> Exercise objective
Begin with the opening line of the records and extract each line through the one holding "const ageSem = [1.0, 0.5];"; pictures are not part of the copy.

=======

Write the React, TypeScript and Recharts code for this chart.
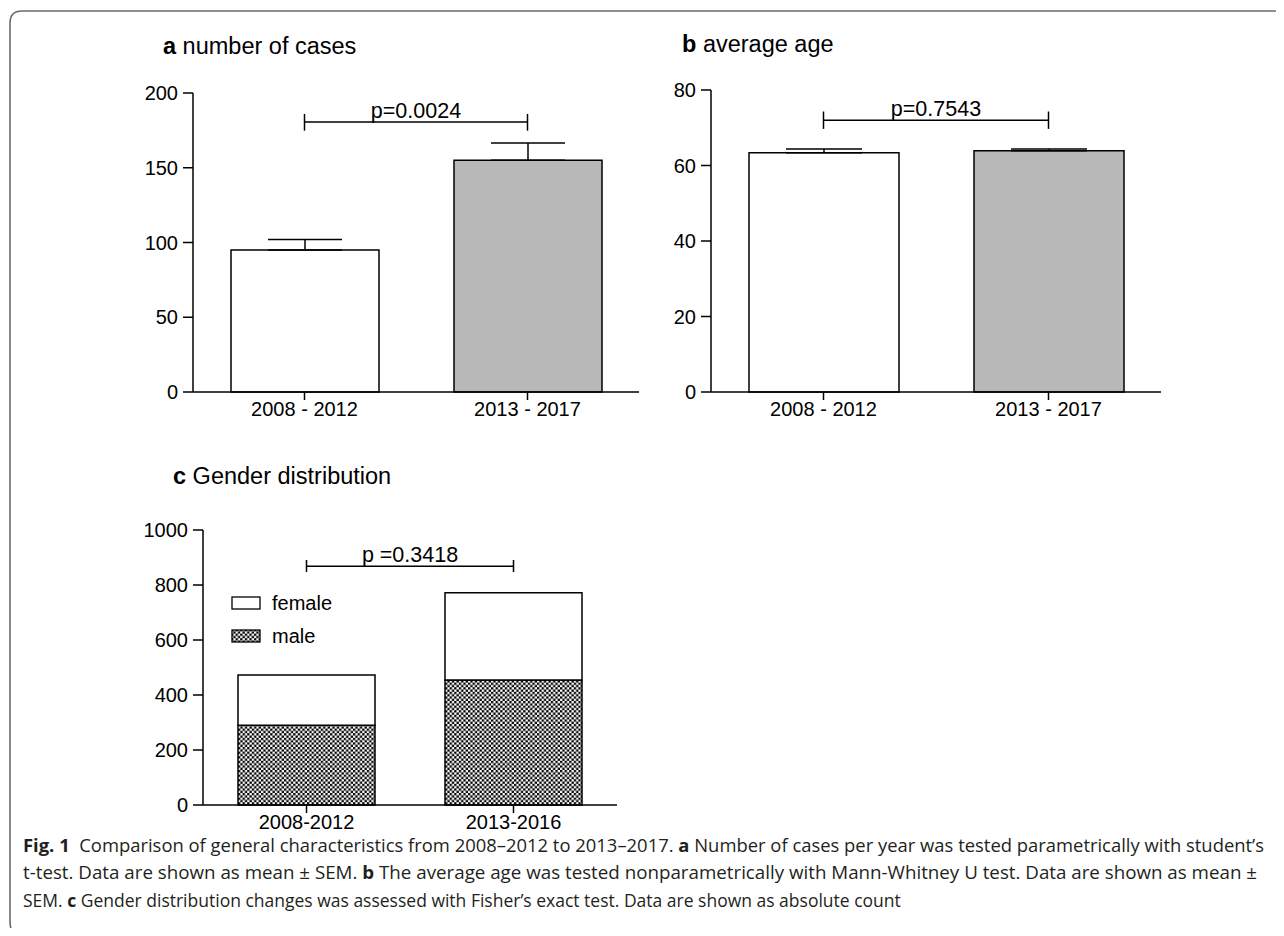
import React from 'react';
import { BarChart, Bar, XAxis, YAxis, ErrorBar, Cell, ReferenceLine, Legend } from 'recharts';

// panels a + b share the periods
const periodsAB = ['2008 - 2012', '2013 - 2017'];
const casesMean = [95, 155];
const casesSem = [7, 11.5];
const ageMean = [63.4, 63.9];
const ageSem = [1.0, 0.5];

// panel c
const periodsC = ['2008-2012', '2013-2016'];
const maleCount = [290, 455];
const femaleCount = [183, 317];

const casesTicks = [0, 50, 100, 150, 200];
const ageTicks = [0, 20, 40, 60, 80];
const genderTicks = [0, 200, 400, 600, 800, 1000];

const FONT = '"Liberation Sans", Arial, Helvetica, sans-serif';
const BAR_FILLS = ['#ffffff', '#b8b8b8'];

const casesData = periodsAB.map((p, i) => ({ period: p, value: casesMean[i], err: [0, casesSem[i]] }));
const ageData = periodsAB.map((p, i) => ({ period: p, value: ageMean[i], err: [0, ageSem[i]] }));
const genderData = periodsC.map((p, i) => ({ period: p, male: maleCount[i], female: femaleCount[i] }));

const tickStyle = { fill: '#000', fontSize: 20, fontFamily: FONT };
const axisLine = { stroke: '#000', strokeWidth: 1.5 };
const pLabel = (text: string) => ({
    value: text,
    position: 'top' as const,
    offset: 4,
    fill: '#000',
    fontSize: 21.5,
    fontFamily: FONT,
});

function brackets(x1: string, x2: string, y: number, lo: number, hi: number, text: string) {
    const line = { stroke: '#000', strokeWidth: 1.5 };
    return [
        <ReferenceLine key="h" segment={[{ x: x1, y }, { x: x2, y }]} {...line} label={pLabel(text)} />,
        <ReferenceLine key="l" segment={[{ x: x1, y: lo }, { x: x1, y: hi }]} {...line} />,
        <ReferenceLine key="r" segment={[{ x: x2, y: lo }, { x: x2, y: hi }]} {...line} />,
    ];
}

function GenderLegend({ payload }: any) {
    // female listed above male, as in the figure
    const items = [...(payload || [])].sort((a: any, b: any) => (a.value === 'female' ? -1 : b.value === 'female' ? 1 : 0));
    return (
        <div style={{ fontFamily: FONT, fontSize: 20, color: '#000' }}>
            {items.map((entry: any) => (
                <div key={entry.value} style={{ display: 'flex', alignItems: 'center', height: 33 }}>
                    <svg width={31} height={15} style={{ marginRight: 10 }}>
                        <rect x={1} y={1} width={28} height={12} fill={entry.color} stroke="#000" strokeWidth={1.3} />
                    </svg>
                    <span>{entry.value}</span>
                </div>
            ))}
        </div>
    );
}

const titleStyle: React.CSSProperties = {
    position: 'absolute',
    fontFamily: FONT,
    fontSize: 23.5,
    lineHeight: 1,
    color: '#000',
    whiteSpace: 'nowrap',
};

export default function App() {
    return (
        <div style={{ position: 'relative', width: 1268, height: 920, background: '#fff' }}>
            {/* frame */}
            <svg width={1284} height={936} style={{ position: 'absolute', left: -8, top: -8 }}>
                <path d="M 1284 11 H 22 Q 10 11 10 23 V 921 Q 10 930 14 934" fill="none" stroke="#6b6b6b" strokeWidth={1.6} />
            </svg>

            <div style={{ ...titleStyle, left: 155, top: 27 }}>
                <b>a</b> number of cases
            </div>
            <div style={{ ...titleStyle, left: 674, top: 25 }}>
                <b>b</b> average age
            </div>
            <div style={{ ...titleStyle, left: 165, top: 457 }}>
                <b>c</b> Gender distribution
            </div>

            {/* panel a */}
            <div style={{ position: 'absolute', left: 0, top: 0 }}>
                <BarChart width={636} height={424} data={casesData} margin={{ top: 85, right: 5, bottom: 0, left: 105 }}>
                    <XAxis dataKey="period" height={40} tick={tickStyle} tickSize={8} axisLine={axisLine} tickLine={axisLine} />
                    <YAxis type="number" domain={[0, 200]} ticks={casesTicks} width={80} tick={tickStyle} tickSize={10} tickMargin={5} axisLine={axisLine} tickLine={axisLine} />
                    <Bar dataKey="value" barSize={148} stroke="#000" strokeWidth={1.5} isAnimationActive={false}>
                        {casesData.map((d, i) => (
                            <Cell key={d.period} fill={BAR_FILLS[i]} />
                        ))}
                        <ErrorBar dataKey="err" width={37} stroke="#000" strokeWidth={1.5} direction="y" />
                    </Bar>
                    {brackets(periodsAB[0], periodsAB[1], 180.6, 174.8, 186, 'p=0.0024')}
                </BarChart>
            </div>

            {/* panel b */}
            <div style={{ position: 'absolute', left: 640, top: 0 }}>
                <BarChart width={518} height={424} data={ageData} margin={{ top: 82, right: 5, bottom: 0, left: 3 }}>
                    <XAxis dataKey="period" height={40} tick={tickStyle} tickSize={8} axisLine={axisLine} tickLine={axisLine} />
                    <YAxis type="number" domain={[0, 80]} ticks={ageTicks} width={60} tick={tickStyle} tickSize={10} tickMargin={5} axisLine={axisLine} tickLine={axisLine} />
                    <Bar dataKey="value" barSize={150} stroke="#000" strokeWidth={1.5} isAnimationActive={false}>
                        {ageData.map((d, i) => (
                            <Cell key={d.period} fill={BAR_FILLS[i]} />
                        ))}
                        <ErrorBar dataKey="err" width={38} stroke="#000" strokeWidth={1.5} direction="y" />
                    </Bar>
                    {brackets(periodsAB[0], periodsAB[1], 72, 69.7, 74.3, 'p=0.7543')}
                </BarChart>
            </div>

            {/* panel c */}
            <div style={{ position: 'absolute', left: 0, top: 440 }}>
                <BarChart width={614} height={397} data={genderData} margin={{ top: 82, right: 5, bottom: 0, left: 115 }}>
                    <defs>
                        <pattern id="checker" width={4.6} height={4.6} patternUnits="userSpaceOnUse">
                            <rect width={4.6} height={4.6} fill="#fff" />
                            <rect width={2.3} height={2.3} fill="#000" />
                            <rect x={2.3} y={2.3} width={2.3} height={2.3} fill="#000" />
                        </pattern>
                    </defs>
                    <XAxis dataKey="period" height={40} tick={tickStyle} tickSize={8} axisLine={axisLine} tickLine={axisLine} />
                    <YAxis type="number" domain={[0, 1000]} ticks={genderTicks} width={80} tick={tickStyle} tickSize={10} tickMargin={5} axisLine={axisLine} tickLine={axisLine} />
                    <Legend
                        layout="vertical"
                        align="center"
                        verticalAlign="middle"
                        content={<GenderLegend />}
                        wrapperStyle={{ left: 223, top: 139, width: 160 }}
                    />
                    <Bar dataKey="male" name="male" stackId="g" barSize={137} fill="url(#checker)" stroke="#000" strokeWidth={1.5} isAnimationActive={false} />
                    <Bar dataKey="female" name="female" stackId="g" barSize={137} fill="#ffffff" stroke="#000" strokeWidth={1.5} isAnimationActive={false} />
                    {brackets(periodsC[0], periodsC[1], 868, 847, 891, 'p =0.3418')}
                </BarChart>
            </div>

            {/* caption */}
            <svg width={1284} height={120} style={{ position: 'absolute', left: -8, top: 815 }}>
                <g fontFamily='"Open Sans", "Noto Sans", sans-serif' fontSize={17.5} fill="#231f20">
                    <text x={23} y={29} textLength={1241} lengthAdjust="spacingAndGlyphs">
                        <tspan fontWeight="bold">Fig. 1</tspan>
                        <tspan>{'\u00a0 Comparison of general characteristics from 2008–2012 to 2013–2017. '}</tspan>
                        <tspan fontWeight="bold">a</tspan>
                        <tspan> Number of cases per year was tested parametrically with student’s</tspan>
                    </text>
                    <text x={23} y={56} textLength={1234} lengthAdjust="spacingAndGlyphs">
                        <tspan>{'t-test. Data are shown as mean ± SEM. '}</tspan>
                        <tspan fontWeight="bold">b</tspan>
                        <tspan> The average age was tested nonparametrically with Mann-Whitney U test. Data are shown as mean ±</tspan>
                    </text>
                    <text x={23} y={84}>
                        <tspan>{'SEM. '}</tspan>
                        <tspan fontWeight="bold">c</tspan>
                        <tspan> Gender distribution changes was assessed with Fisher’s exact test. Data are shown as absolute count</tspan>
                    </text>
                </g>
            </svg>
        </div>
    );
}
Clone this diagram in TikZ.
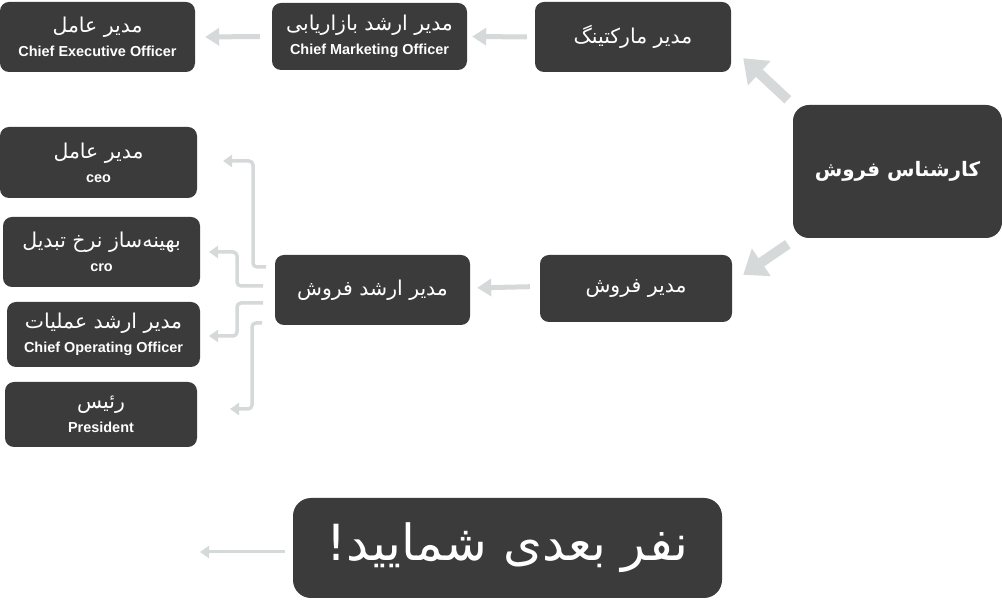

=======

> Task output
Write the React, TypeScript and Recharts code for this chart.
import React from 'react';
import { BarChart, Bar, XAxis, YAxis, ErrorBar, Cell, ReferenceLine, Legend } from 'recharts';

// panels a + b share the periods
const periodsAB = ['2008 - 2012', '2013 - 2017'];
const casesMean = [95, 155];
const casesSem = [7, 11.5];
const ageMean = [63.4, 63.9];
const ageSem = [1.0, 0.5];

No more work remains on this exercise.